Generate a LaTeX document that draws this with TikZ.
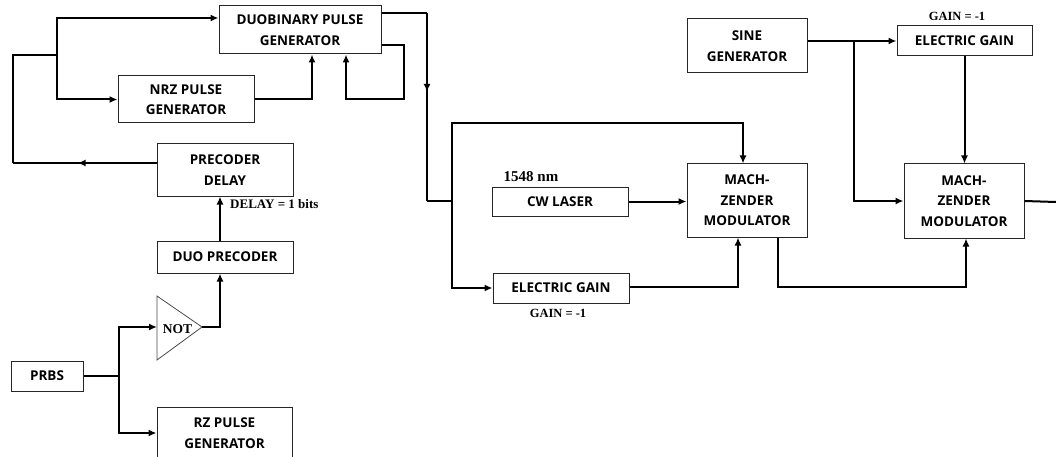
\documentclass[tikz,border=0pt]{standalone}
\usepackage{fontspec}
\newfontfamily\boxfont{Open Sans}
\newfontfamily\labfont{Liberation Serif}
\usetikzlibrary{arrows.meta,decorations.markings}
\begin{document}
\begin{tikzpicture}[x=1pt,y=-1pt,
  blk/.style={draw=black!85, line width=1pt, inner sep=0pt, align=center,
    font=\boxfont\bfseries\fontsize{13.5}{20.5}\selectfont},
  conn/.style={line width=2pt, black},
  arr/.style={conn,-{Latex[length=8pt,width=7pt]}},
  midarr/.style={postaction=decorate, decoration={markings,
    mark=at position #1 with {\arrow{Latex[length=8pt,width=7pt]}}}},
  lab/.style={font=\labfont\bfseries\fontsize{12.5}{14}\selectfont, inner sep=0pt}
]
\useasboundingbox (0,0) rectangle (1056,457);
\fill[white] (0,0) rectangle (1056,457);

% blocks
\node[blk, minimum width=162pt, minimum height=48pt] (duo) at (300,30) {DUOBINARY PULSE\\GENERATOR};
\node[blk, minimum width=136pt, minimum height=47pt] (nrz) at (186,99.5) {NRZ PULSE\\GENERATOR};
\node[blk, minimum width=136pt, minimum height=52pt] (pdel) at (225,170) {PRECODER\\DELAY};
\node[blk, minimum width=136pt, minimum height=32pt] (dpre) at (225,257) {DUO PRECODER};
\node[blk, minimum width=72pt, minimum height=30pt] (prbs) at (47,376) {PRBS};
\node[blk, minimum width=135pt, minimum height=52pt] (rz) at (224.5,433) {RZ PULSE\\GENERATOR};
\node[blk, minimum width=136pt, minimum height=29pt] (cw) at (560,201.5) {CW LASER};
\node[blk, minimum width=136pt, minimum height=30pt] (eg1) at (561,288) {ELECTRIC GAIN};
\node[blk, minimum width=120pt, minimum height=73pt] (mzm1) at (747,200.5) {MACH-\\ZENDER\\MODULATOR};
\node[blk, minimum width=120pt, minimum height=54pt] (sine) at (747,46) {SINE\\GENERATOR};
\node[blk, minimum width=135pt, minimum height=30pt] (eg2) at (964.5,41) {ELECTRIC GAIN};
\node[blk, minimum width=120pt, minimum height=74pt] (mzm2) at (964,201) {MACH-\\ZENDER\\MODULATOR};

% NOT gate
\coordinate (nt1) at (157,296);
\coordinate (nb) at (157,360);
\coordinate (ntip) at (202,327);
\coordinate (notin) at (157,327);
\draw[black!70, line width=0.8pt] (nt1) -- (ntip) -- (nb) -- cycle;
\node[lab, font=\labfont\bfseries\fontsize{13.5}{15}\selectfont] (nottxt) at (177.5,329) {NOT};

% labels
\node[lab, font=\labfont\bfseries\fontsize{13}{15}\selectfont, anchor=west] (dl) at (230,204) {DELAY = 1 bits};
\node[lab, font=\labfont\bfseries\fontsize{15}{17}\selectfont] (nm) at (531,177) {1548 nm};
\node[lab] (g1) at (558,313) {GAIN = -1};
\node[lab] (g2) at (957,16) {GAIN = -1};

% left loop
\coordinate (jl) at (57,55);
\coordinate (lb) at (13,163);
\coordinate (lt) at (13,55);
\draw[conn, midarr=0.55] ([yshift=7pt]pdel.west) -- (lb);
\draw[conn] (lb) -- (lt) -- (jl);
\draw[arr] (jl) |- ([yshift=12pt]duo.west);
\draw[arr] (jl) |- (nrz.west);
\draw[arr] (nrz.east) -| ([xshift=12pt]duo.south);

% feedback
\coordinate (fb1) at (404,45);
\coordinate (fb2) at (404,99);
\draw[arr] ([yshift=-15pt]duo.east) -- (fb1) -- (fb2) -| ([xshift=46pt]duo.south);

% duobinary output
\coordinate (o1) at (427,13);
\coordinate (o2) at (427,201);
\coordinate (j1) at (452,201);
\coordinate (t1) at (452,123);
\draw[conn] ([yshift=17pt]duo.east) -- (o1);
\draw[conn, midarr=0.42] (o1) -- (o2);
\draw[conn] (o2) -- (j1);
\draw[arr] (j1) -- (t1) -| ([xshift=-4pt]mzm1.north);
\draw[arr] (j1) |- (eg1.west);
\draw[arr] (cw.east) -- (cw.east -| mzm1.west);
\draw[arr] ([yshift=1pt]eg1.east) -| ([xshift=-9pt]mzm1.south);

% second stage
\coordinate (b1) at (778,287);
\draw[arr] ([xshift=31pt]mzm1.south) -- (b1) -| ([xshift=2pt]mzm2.south);
\coordinate (j2) at (854,41);
\draw[arr] ([yshift=5pt]sine.east) -- (j2) -- (eg2.west);
\draw[arr] (j2) |- (mzm2.west);
\draw[arr] (eg2.south) -- (eg2.south |- mzm2.north);
\coordinate (out) at (1056,202);
\draw[conn] (mzm2.east) -- (out);

% PRBS branch
\coordinate (j3) at (119,376);
\draw[conn] (prbs.east) -- (j3);
\draw[arr] (j3) |- (notin);
\draw[arr] (j3) |- (rz.west);
\draw[arr] (ntip) -| ([xshift=-5pt]dpre.south);
\draw[arr] ([xshift=-5pt]dpre.north) -- ([xshift=-5pt]pdel.south);
\end{tikzpicture}
\end{document}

__________________________________________________

Problem requirements = Return the listing above word for word, with the pictures removed.

Result for this task =
Generate a LaTeX document that draws this with TikZ.
\documentclass[tikz,border=0pt]{standalone}
\usepackage{fontspec}
\newfontfamily\boxfont{Open Sans}
\newfontfamily\labfont{Liberation Serif}
\usetikzlibrary{arrows.meta,decorations.markings}
\begin{document}
\begin{tikzpicture}[x=1pt,y=-1pt,
  blk/.style={draw=black!85, line width=1pt, inner sep=0pt, align=center,
    font=\boxfont\bfseries\fontsize{13.5}{20.5}\selectfont},
  conn/.style={line width=2pt, black},
  arr/.style={conn,-{Latex[length=8pt,width=7pt]}},
  midarr/.style={postaction=decorate, decoration={markings,
    mark=at position #1 with {\arrow{Latex[length=8pt,width=7pt]}}}},
  lab/.style={font=\labfont\bfseries\fontsize{12.5}{14}\selectfont, inner sep=0pt}
]
\useasboundingbox (0,0) rectangle (1056,457);
\fill[white] (0,0) rectangle (1056,457);

% blocks
\node[blk, minimum width=162pt, minimum height=48pt] (duo) at (300,30) {DUOBINARY PULSE\\GENERATOR};
\node[blk, minimum width=136pt, minimum height=47pt] (nrz) at (186,99.5) {NRZ PULSE\\GENERATOR};
\node[blk, minimum width=136pt, minimum height=52pt] (pdel) at (225,170) {PRECODER\\DELAY};
\node[blk, minimum width=136pt, minimum height=32pt] (dpre) at (225,257) {DUO PRECODER};
\node[blk, minimum width=72pt, minimum height=30pt] (prbs) at (47,376) {PRBS};
\node[blk, minimum width=135pt, minimum height=52pt] (rz) at (224.5,433) {RZ PULSE\\GENERATOR};
\node[blk, minimum width=136pt, minimum height=29pt] (cw) at (560,201.5) {CW LASER};
\node[blk, minimum width=136pt, minimum height=30pt] (eg1) at (561,288) {ELECTRIC GAIN};
\node[blk, minimum width=120pt, minimum height=73pt] (mzm1) at (747,200.5) {MACH-\\ZENDER\\MODULATOR};
\node[blk, minimum width=120pt, minimum height=54pt] (sine) at (747,46) {SINE\\GENERATOR};
\node[blk, minimum width=135pt, minimum height=30pt] (eg2) at (964.5,41) {ELECTRIC GAIN};
\node[blk, minimum width=120pt, minimum height=74pt] (mzm2) at (964,201) {MACH-\\ZENDER\\MODULATOR};

% NOT gate
\coordinate (nt1) at (157,296);
\coordinate (nb) at (157,360);
\coordinate (ntip) at (202,327);
\coordinate (notin) at (157,327);
\draw[black!70, line width=0.8pt] (nt1) -- (ntip) -- (nb) -- cycle;
\node[lab, font=\labfont\bfseries\fontsize{13.5}{15}\selectfont] (nottxt) at (177.5,329) {NOT};

% labels
\node[lab, font=\labfont\bfseries\fontsize{13}{15}\selectfont, anchor=west] (dl) at (230,204) {DELAY = 1 bits};
\node[lab, font=\labfont\bfseries\fontsize{15}{17}\selectfont] (nm) at (531,177) {1548 nm};
\node[lab] (g1) at (558,313) {GAIN = -1};
\node[lab] (g2) at (957,16) {GAIN = -1};

% left loop
\coordinate (jl) at (57,55);
\coordinate (lb) at (13,163);
\coordinate (lt) at (13,55);
\draw[conn, midarr=0.55] ([yshift=7pt]pdel.west) -- (lb);
\draw[conn] (lb) -- (lt) -- (jl);
\draw[arr] (jl) |- ([yshift=12pt]duo.west);
\draw[arr] (jl) |- (nrz.west);
\draw[arr] (nrz.east) -| ([xshift=12pt]duo.south);

% feedback
\coordinate (fb1) at (404,45);
\coordinate (fb2) at (404,99);
\draw[arr] ([yshift=-15pt]duo.east) -- (fb1) -- (fb2) -| ([xshift=46pt]duo.south);

% duobinary output
\coordinate (o1) at (427,13);
\coordinate (o2) at (427,201);
\coordinate (j1) at (452,201);
\coordinate (t1) at (452,123);
\draw[conn] ([yshift=17pt]duo.east) -- (o1);
\draw[conn, midarr=0.42] (o1) -- (o2);
\draw[conn] (o2) -- (j1);
\draw[arr] (j1) -- (t1) -| ([xshift=-4pt]mzm1.north);
\draw[arr] (j1) |- (eg1.west);
\draw[arr] (cw.east) -- (cw.east -| mzm1.west);
\draw[arr] ([yshift=1pt]eg1.east) -| ([xshift=-9pt]mzm1.south);

% second stage
\coordinate (b1) at (778,287);
\draw[arr] ([xshift=31pt]mzm1.south) -- (b1) -| ([xshift=2pt]mzm2.south);
\coordinate (j2) at (854,41);
\draw[arr] ([yshift=5pt]sine.east) -- (j2) -- (eg2.west);
\draw[arr] (j2) |- (mzm2.west);
\draw[arr] (eg2.south) -- (eg2.south |- mzm2.north);
\coordinate (out) at (1056,202);
\draw[conn] (mzm2.east) -- (out);

% PRBS branch
\coordinate (j3) at (119,376);
\draw[conn] (prbs.east) -- (j3);
\draw[arr] (j3) |- (notin);
\draw[arr] (j3) |- (rz.west);
\draw[arr] (ntip) -| ([xshift=-5pt]dpre.south);
\draw[arr] ([xshift=-5pt]dpre.north) -- ([xshift=-5pt]pdel.south);
\end{tikzpicture}
\end{document}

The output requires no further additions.